Об индустрии экспорта рабов из России у нас если и говорят, то как-то стыдливо. Между тем, трудно найти более характерную черту экономического строя киевского периода русской истории, чем продажа собственных соплеменников в азиатские и средиземноморские страны. Процитируем Ключевского:
«Экономическое благосостояние Киевской Руси XI и XII вв. держалось на рабовладении… Уже в Х—XI вв. челядь составляла главную статью русского вывоза на черноморские и волжско-каспийские рынки. Русский купец того времени всюду неизменно являлся с главным своим товаром, с челядью. Восточные писатели Х в. в живой картине рисуют нам русского купца, торгующего челядью на Волге; выгрузившись, он расставлял на волжских базарах, в городах Болгаре или Итиле, свои скамьи, лавки, на которых рассаживал живой товар — рабынь. С тем же товаром являлся он и в Константинополь. Когда греку, обывателю Царьграда, нужно было купить раба, он ехал на рынок, где “русские купцы приходяще челядь продают” — так читаем в одном посмертном чуде Николая-чудотворца, относящемся к половине XI в. Рабовладение было одним из главнейших предметов, на который обращено внимание древнейшего русского законодательства, сколько можно судить о том по Русской Правде: статьи о рабовладении составляют один из самых крупных и обработанных отделов в её составе».
Крещение, вопреки заявлениям ряда православных авторов, нисколько не повлияло на сокращение экспорта рабов.
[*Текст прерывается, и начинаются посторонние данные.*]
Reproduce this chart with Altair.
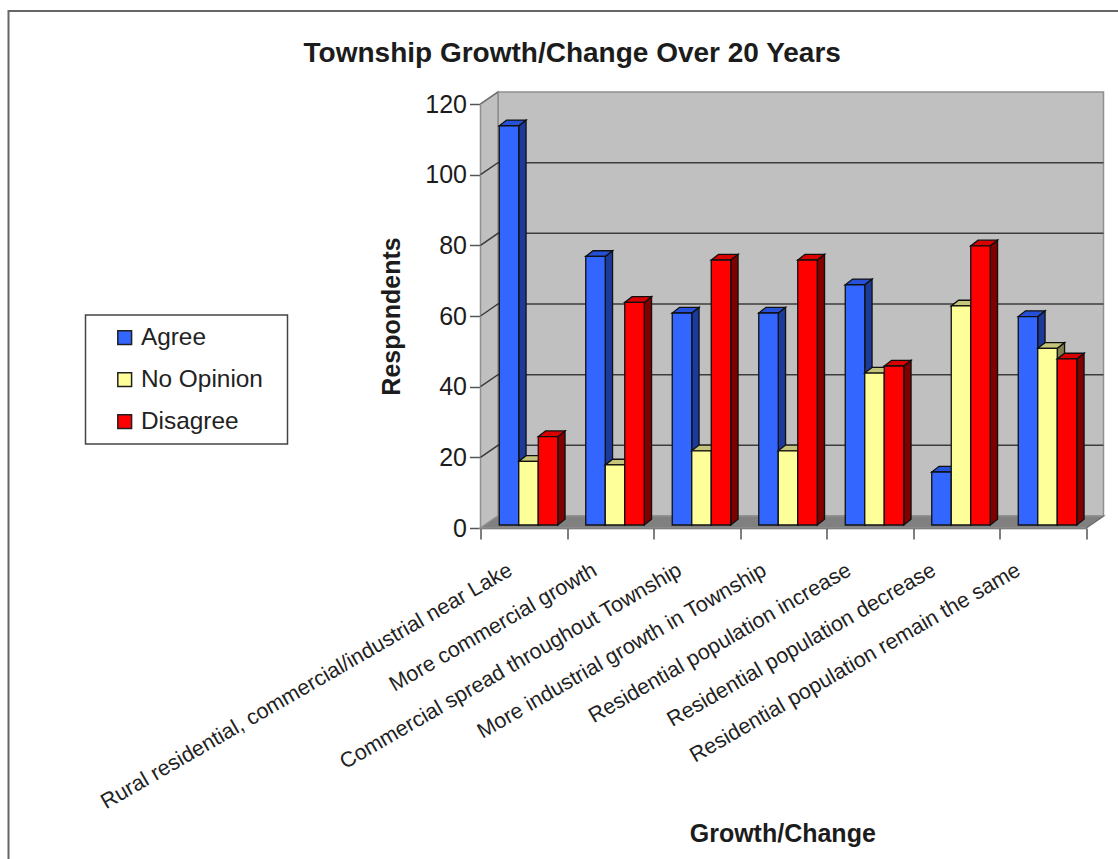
import altair as alt
import pandas as pd

FONT = "Liberation Sans"

categories = [
    "Rural residential, commercial/industrial near Lake",
    "More commercial growth",
    "Commercial spread throughout Township",
    "More industrial growth in Township",
    "Residential population increase",
    "Residential population decrease",
    "Residential population remain the same",
]
series_names = ["Agree", "No Opinion", "Disagree"]
agree = [113, 76, 60, 60, 68, 15, 59]
no_opinion = [18, 17, 21, 21, 43, 62, 50]
disagree = [25, 63, 75, 75, 45, 79, 47]
y_ticks = [0, 20, 40, 60, 80, 100, 120]

front_colors = ["#3366ff", "#ffff99", "#ff0000"]
side_colors = ["#1c3a99", "#80804d", "#800000"]
top_colors = ["#2650d8", "#c4c47a", "#d80000"]

# Plot box in pixels; one category is W / 7 wide, one value unit is H / 120 high.
W, H = 605.5, 424.0
PX_X = 7 / W
PX_Y = 120 / H

# Oblique projection of the box and of each bar, in data units.
WALL_DX, WALL_DY = 17.5 * PX_X, 12 * PX_Y
BAR_DX, BAR_DY = 7.3 * PX_X, 5.7 * PX_Y
BASE_DX, BASE_DY = 4.75 * PX_X, 3.0 * PX_Y
BAR_W = 19.5 * PX_X

x_scale = alt.Scale(domain=[0, 7], nice=False, zero=False)
y_scale = alt.Scale(domain=[0, 120], nice=False, zero=False)
x_enc = alt.X("x:Q", scale=x_scale, axis=None)
y_enc = alt.Y("y:Q", scale=y_scale, stack=None, axis=None)

# Walls and floor of the box
box_rows = []
for px, l, h, l2, h2 in [
    (0, 0, 0, 0, 120),
    (WALL_DX, WALL_DY, WALL_DY, WALL_DY, 120 + WALL_DY),
]:
    box_rows.append({"part": "side", "x": px, "y": l2, "y2": h2})
for px, y0, y1 in [(WALL_DX, WALL_DY, 120 + WALL_DY), (7 + WALL_DX, WALL_DY, 120 + WALL_DY)]:
    box_rows.append({"part": "back", "x": px, "y": y0, "y2": y1})
for px, y0, y1 in [
    (0, 0, 0),
    (WALL_DX, 0, WALL_DY),
    (7, 0, WALL_DY),
    (7 + WALL_DX, WALL_DY, WALL_DY),
]:
    box_rows.append({"part": "floor", "x": px, "y": y0, "y2": y1})
box = pd.DataFrame(box_rows)


def wall(part, fill):
    return (
        alt.Chart(box[box.part == part])
        .mark_area(fill=fill, stroke="#8f8f8f", strokeWidth=1.5)
        .encode(x=x_enc, y=y_enc, y2="y2:Q")
    )


# Gridlines run up the side wall and across the back wall.
grid_rows = []
for t in y_ticks[1:-1]:
    grid_rows += [
        {"tick": t, "step": 0, "x": 0, "y": t},
        {"tick": t, "step": 1, "x": WALL_DX, "y": t + WALL_DY},
        {"tick": t, "step": 2, "x": 7 + WALL_DX, "y": t + WALL_DY},
    ]
grid = (
    alt.Chart(pd.DataFrame(grid_rows))
    .mark_line(color="#3c3c3c", strokeWidth=1.5)
    .encode(x=x_enc, y=y_enc, detail="tick:N", order="step:Q")
)

# Right-hand and lower edges of the box
edge_rows = [
    {"edge": "right", "step": 0, "x": 7, "y": 0},
    {"edge": "right", "step": 1, "x": 7 + WALL_DX, "y": WALL_DY},
    {"edge": "left", "step": 0, "x": 0, "y": 120},
    {"edge": "left", "step": 1, "x": WALL_DX, "y": 120 + WALL_DY},
]
edges = (
    alt.Chart(pd.DataFrame(edge_rows))
    .mark_line(color="#6e6e6e", strokeWidth=1.5)
    .encode(x=x_enc, y=y_enc, detail="edge:N", order="step:Q")
)

# Bars, drawn left to right so that each front face hides its neighbour's side.
bar_layers = []
for s, (name, values) in enumerate(zip(series_names, [agree, no_opinion, disagree])):
    front, side, top = [], [], []
    for i, v in enumerate(values):
        left = i + 0.5 + BASE_DX + (s - 1.5) * BAR_W
        right = left + BAR_W
        base = BASE_DY
        value_y = v + BASE_DY
        front.append({"series": name, "x": left, "x2": right, "y": base, "y2": value_y})
        side += [
            {"bar": i, "x": right, "y": base, "y2": value_y},
            {"bar": i, "x": right + BAR_DX, "y": base + BAR_DY, "y2": value_y + BAR_DY},
        ]
        top += [
            {"bar": i, "x": left, "y": value_y, "y2": value_y},
            {"bar": i, "x": left + BAR_DX, "y": value_y, "y2": value_y + BAR_DY},
            {"bar": i, "x": right, "y": value_y, "y2": value_y + BAR_DY},
            {"bar": i, "x": right + BAR_DX, "y": value_y + BAR_DY, "y2": value_y + BAR_DY},
        ]
    face = dict(stroke="#101010", strokeWidth=1.3)
    bar_layers.append(
        alt.Chart(pd.DataFrame(side))
        .mark_area(fill=side_colors[s], **face)
        .encode(x=x_enc, y=y_enc, y2="y2:Q", detail="bar:N")
    )
    bar_layers.append(
        alt.Chart(pd.DataFrame(top))
        .mark_area(fill=top_colors[s], **face)
        .encode(x=x_enc, y=y_enc, y2="y2:Q", detail="bar:N")
    )
    bar_layers.append(
        alt.Chart(pd.DataFrame(front))
        .mark_rect(**face)
        .encode(
            x=x_enc,
            x2="x2:Q",
            y=y_enc,
            y2="y2:Q",
            color=alt.Color(
                "series:N",
                scale=alt.Scale(domain=series_names, range=front_colors),
                legend=alt.Legend(
                    title=None,
                    orient="none",
                    legendX=-368,
                    legendY=221.5,
                    symbolType="square",
                    symbolSize=190,
                    symbolStrokeColor="#202020",
                    symbolStrokeWidth=1.5,
                    labelFont=FONT,
                    labelFontSize=24.4,
                    labelColor="#222222",
                    labelOffset=4,
                    rowPadding=17,
                    padding=0,
                ),
            ),
        )
    )

# Axes share the front plane of the box.
axis_rows = pd.DataFrame({"x": [0.0], "y": [0.0]})
axes = (
    alt.Chart(axis_rows)
    .mark_point(opacity=0)
    .encode(
        x=alt.X(
            "x:Q",
            scale=x_scale,
            title="Growth/Change",
            axis=alt.Axis(
                orient="bottom",
                values=list(range(8)),
                labels=False,
                grid=False,
                tickColor="#555555",
                tickSize=11,
                tickWidth=1.5,
                domainColor="#555555",
                domainWidth=1.5,
                titleFont=FONT,
                titleFontSize=25,
                titleFontWeight="bold",
                titleColor="#1c1c1c",
                titleY=293,
                titleX=W / 2 - 1,
            ),
        ),
        y=alt.Y(
            "y:Q",
            scale=y_scale,
            title="Respondents",
            axis=alt.Axis(
                orient="left",
                values=y_ticks,
                grid=False,
                tickColor="#555555",
                tickSize=11,
                tickWidth=1.5,
                domainColor="#555555",
                domainWidth=1.5,
                labelFont=FONT,
                labelFontSize=25,
                labelColor="#1c1c1c",
                labelPadding=3,
                titleFont=FONT,
                titleFontSize=25,
                titleFontWeight="bold",
                titleColor="#1c1c1c",
                titleX=-76,
            ),
        ),
    )
)

# Category names, slanted and ending under each group
label_table = pd.DataFrame(
    {
        "label": categories,
        "x": [i + 0.5 - (13 + 1.8 * i) * PX_X for i in range(len(categories))],
    }
)
labels = (
    alt.Chart(label_table)
    .mark_text(
        font=FONT,
        fontSize=21.5,
        align="right",
        baseline="middle",
        angle=330,
        color="#222222",
    )
    .encode(x=x_enc, y=alt.value(H + 41), text="label:N")
)

one_row = pd.DataFrame({"k": [0]})
frame = (
    alt.Chart(one_row)
    .mark_rect(fill="transparent", stroke="#666666", strokeWidth=2)
    .encode(
        x=alt.value(-472),
        x2=alt.value(680),
        y=alt.value(-93),
        y2=alt.value(800),
    )
)
legend_box = (
    alt.Chart(one_row)
    .mark_rect(fill="transparent", stroke="#444444", strokeWidth=1.5)
    .encode(
        x=alt.value(-395),
        x2=alt.value(-193),
        y=alt.value(211),
        y2=alt.value(340),
    )
)

chart = (
    alt.layer(
        frame,
        wall("back", "#c0c0c0"),
        wall("side", "#c0c0c0"),
        wall("floor", "#808080"),
        grid,
        edges,
        *bar_layers,
        axes,
        labels,
        legend_box,
    )
    .resolve_axis(x="independent", y="independent")
    .properties(
        width=W,
        height=H,
        background="white",
        autosize=alt.AutoSizeParams(type="none"),
        padding={"left": 480.5, "top": 104, "right": 32, "bottom": 331},
        title=alt.TitleParams(
            "Township Growth/Change Over 20 Years",
            font=FONT,
            fontSize=28,
            fontWeight="bold",
            color="#1c1c1c",
            anchor="middle",
            frame="group",
            dx=-211,
            dy=58,
            offset=0,
        ),
    )
    .configure_view(stroke=None)
)

chart.save("out.html", embed_options={"renderer": "svg", "actions": False})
В «Слове блаженного Серапиона о маловерии» (первая половина 1270-х гг.) среди грехов, обычных на Руси, упоминаются и такие: «братью свою ограбляемъ, убиваемъ, въ погань продаемъ».
В позднее средневековье масштабы экспортной работорговли действительно сократились. Повлиял на это перенос демографического, политического и экономического центра страны на север - в результате колонизации современной Центральной России. Из за этого Русь оказалась отрезанной от азиатских и средиземноморских рынков, на которые поступала большая часть рабов. И хотя немецкие купцы все так же приезжали в Новгород и Витебск “девкы купити”, совокупный спрос на рабов в Европе был относительно невелик, так что в Северо-Восточной Руси никогда не возникло работорговой экономики, сопоставимой по масштабам с киевской.
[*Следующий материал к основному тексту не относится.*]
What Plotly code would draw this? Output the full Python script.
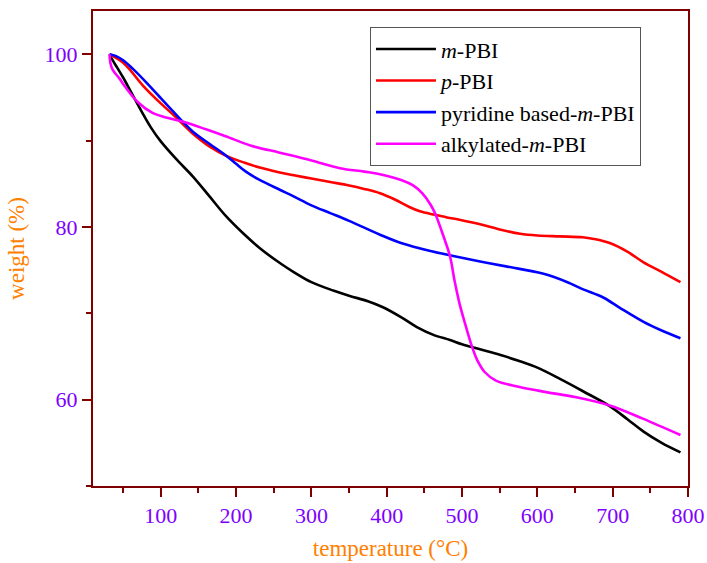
import plotly.graph_objects as go

# Temperature (°C) and weight (%)
m_pbi_x = [32, 36, 41, 50, 60, 75, 87, 100, 120, 143, 165, 186, 210, 232, 260, 276, 300, 330, 351, 375, 395, 420, 440, 462, 484, 500, 525, 550, 575, 600, 630, 660, 697, 720, 741, 765, 790]
m_pbi_y = [100, 99.3, 98.6, 97.3, 95.7, 93.3, 91.5, 89.9, 87.9, 85.8, 83.5, 81.3, 79.2, 77.5, 75.7, 74.8, 73.6, 72.6, 72.0, 71.4, 70.7, 69.5, 68.4, 67.5, 66.9, 66.4, 65.8, 65.2, 64.5, 63.7, 62.4, 61.0, 59.2, 57.7, 56.3, 55.0, 53.9]

p_pbi_x = [32, 40, 50, 60, 76, 100, 120, 140, 165, 190, 209, 230, 258, 275, 300, 325, 350, 370, 391, 410, 430, 444, 464, 480, 498, 524, 550, 577, 600, 630, 660, 675, 697, 720, 741, 765, 790]
p_pbi_y = [100, 99.6, 99.0, 98.1, 96.4, 94.3, 92.7, 91.0, 89.3, 88.1, 87.5, 86.9, 86.3, 86.0, 85.6, 85.2, 84.8, 84.4, 83.9, 83.2, 82.3, 81.8, 81.4, 81.1, 80.8, 80.3, 79.7, 79.2, 79.0, 78.9, 78.8, 78.6, 78.1, 77.1, 75.9, 74.8, 73.6]

pyr_x = [32, 40, 50, 63, 80, 98, 115, 129, 143, 165, 186, 200, 213, 230, 258, 275, 300, 325, 350, 391, 420, 458, 490, 524, 560, 607, 640, 660, 688, 710, 741, 765, 790]
pyr_y = [100, 99.8, 99.3, 98.3, 96.8, 95.1, 93.5, 92.2, 91.0, 89.6, 88.3, 87.3, 86.4, 85.5, 84.3, 83.6, 82.5, 81.6, 80.7, 79.1, 78.1, 77.2, 76.6, 76.0, 75.4, 74.6, 73.6, 72.8, 71.8, 70.6, 69.0, 68.0, 67.1]

alk_x = [32, 33, 36, 45, 53, 70, 89, 110, 129, 160, 186, 220, 258, 300, 338, 370, 391, 420, 435, 447, 458, 464, 475, 484, 490, 497, 505, 513, 520, 530, 545, 575, 610, 650, 697, 740, 790]
alk_y = [100, 99.0, 98.2, 97.2, 96.2, 94.4, 93.2, 92.6, 92.2, 91.3, 90.5, 89.4, 88.6, 87.7, 86.8, 86.4, 86.1, 85.4, 84.8, 83.9, 82.6, 81.6, 79.0, 76.6, 73.8, 71.0, 68.5, 66.2, 64.6, 63.2, 62.2, 61.5, 60.9, 60.3, 59.3, 57.8, 55.9]

series = [
    ("<i>m</i>-PBI", m_pbi_x, m_pbi_y, "#000000"),
    ("<i>p</i>-PBI", p_pbi_x, p_pbi_y, "#ff0000"),
    ("pyridine based-<i>m</i>-PBI", pyr_x, pyr_y, "#0000ff"),
    ("alkylated-<i>m</i>-PBI", alk_x, alk_y, "#ff00ff"),
]

x_tickvals = [100, 200, 300, 400, 500, 600, 700, 800]
y_tickvals = [60, 80, 100]

FONT = "Liberation Serif, Times New Roman, serif"
AXC = "#800000"
TICKC = "#8000ff"
TITC = "#ff8000"

fig = go.Figure()
for name, xs, ys, col in series:
    fig.add_trace(go.Scatter(x=xs, y=ys, mode="lines", name=name,
                             line=dict(color=col, width=2.6, shape="spline", smoothing=1.0)))

fig.update_layout(
    width=707, height=563,
    margin=dict(l=93, r=19, t=11, b=77, autoexpand=False),
    plot_bgcolor="white", paper_bgcolor="white",
    font=dict(family=FONT, size=22, color="black"),
    showlegend=True,
    legend=dict(x=0.4655, y=0.966, xanchor="left", yanchor="top",
                bgcolor="white", bordercolor="#555555", borderwidth=1,
                font=dict(family=FONT, size=22, color="black"),
                tracegroupgap=0, itemwidth=60),
)
fig.update_xaxes(
    range=[10, 800], tickvals=x_tickvals, automargin=False,
    showgrid=False, zeroline=False,
    showline=True, linecolor=AXC, linewidth=2, mirror=True,
    ticks="outside", ticklen=9, tickwidth=2, tickcolor=AXC,
    minor=dict(dtick=50, tick0=0, ticks="outside", ticklen=5, tickwidth=2, tickcolor=AXC),
    tickfont=dict(family=FONT, size=22, color=TICKC),
    title=dict(text="temperature (°C)", font=dict(family=FONT, size=23, color=TITC), standoff=12),
)
fig.update_yaxes(
    range=[50, 105], tickvals=y_tickvals, automargin=False,
    showgrid=False, zeroline=False,
    showline=True, linecolor=AXC, linewidth=2, mirror=True,
    ticks="outside", ticklen=9, tickwidth=2, tickcolor=AXC,
    minor=dict(dtick=10, tick0=0, ticks="outside", ticklen=5, tickwidth=2, tickcolor=AXC),
    tickfont=dict(family=FONT, size=22, color=TICKC),
    title=dict(text="weight (%)", font=dict(family=FONT, size=23, color=TITC), standoff=14),
)

fig.write_html("out.html", config={"displayModeBar": False},
               post_script="document.body.style.margin='0px';")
Не следует, впрочем думать, что сократились масштабы рабовладения как такового или что оно стало сколько-нибудь мягче. Раб как был так и оставался собственностью хозяина, над которым он обладал правом жизни и смерти. Скажем, в Двинской грамоте 1397 года, выданной после присоединения края к Москве, ясно сказано: «А кто осподарь огрешится, ударит своего холопа или рабу и случится смерть, в том наместници не судят, ни вины не емлют». Короче говоря, убийство собственного раба или рабыни представляет собой грех с религиозной точки зрения, но не преступление, а потому никак не наказывается. В этом плане трудно усмотреть какой либо прогресс по сравнению с формулировками “Русской Правды”.